Mala beads go back thousands of years and are found in many different cultures. They were created as a tool to help keep the mind focused, and keep count of mantras during meditation or prayer. While this is their main purpose, there is no rule that says you have to recite mantras with them. Malas can be used by anyone, at any time, and simply breathing with them is beneficial. Many people wear them as a piece of meaningful jewelry to remind them to breathe and relax throughout the day, or place them on their yoga mat during practice to help remind of their goals and intentions.
There are many different styles of malas out there. They are made of different materials such as wood, gemstones, or rudruksha seeds, knotted, unknotted, tassel, no tassel. One style is not better than another, and in my opinion, they are all beautiful. It really just depends on personal choice and how you plan on using it.
The thing that most malas have in common are the number of beads. A full length mala contains 108 main beads. The number 108 is considered to be a sacred number of the universe for a number of reasons, and it is also said that there are 108 different styles of meditation. Smaller malas contain a division of 108, such as 54, or 27 and you can also find malas as bracelets.
For those who choose to use their mala for reciting mantras, I place small spacer beads at every 27th bead. This gives you the option for completing shorter meditations. Spacer beads do not count towards the 108, but are simply placed along the mala so you will feel the difference with your fingers and know its time to end your meditation.
Overhand knots are place between each bead to provide even spacing in order to help you recognize the individual beads, and slide them between your fingers more easily.
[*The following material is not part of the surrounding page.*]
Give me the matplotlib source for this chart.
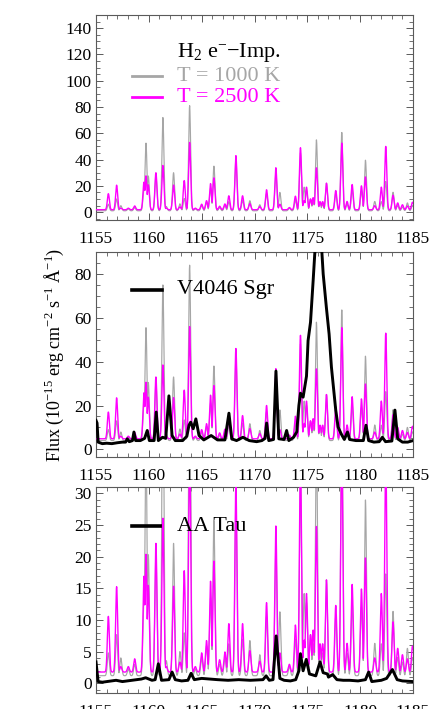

This also prevents beads from cascading across the floor if your mala should ever break.
The large bead at the bottom of the mala is the "guru" bead. It signifies the end of one round in the meditation cycle. When you reach the guru bead, it is considered disrespectful to cross over it, so you reverse direction, and go back the other way. The guru bead is said to store the energy of your intentions and send them off to the universe.
Finally, the tassel at the end of the mala represents the sacred lotus flower. When a lotus is growing, it starts in mud. It goes through many stages of growth before emerging from murky waters as a beautiful flower. It is said that we go through the same type of growth as a lotus and must emerge from the "mud" in order to bloom.
How you decide to use your mala is a personal choice, but since it serves as a symbol of what you most hope to attain through your meditation, yoga practice, or life in general, they should always be treated with care and respect.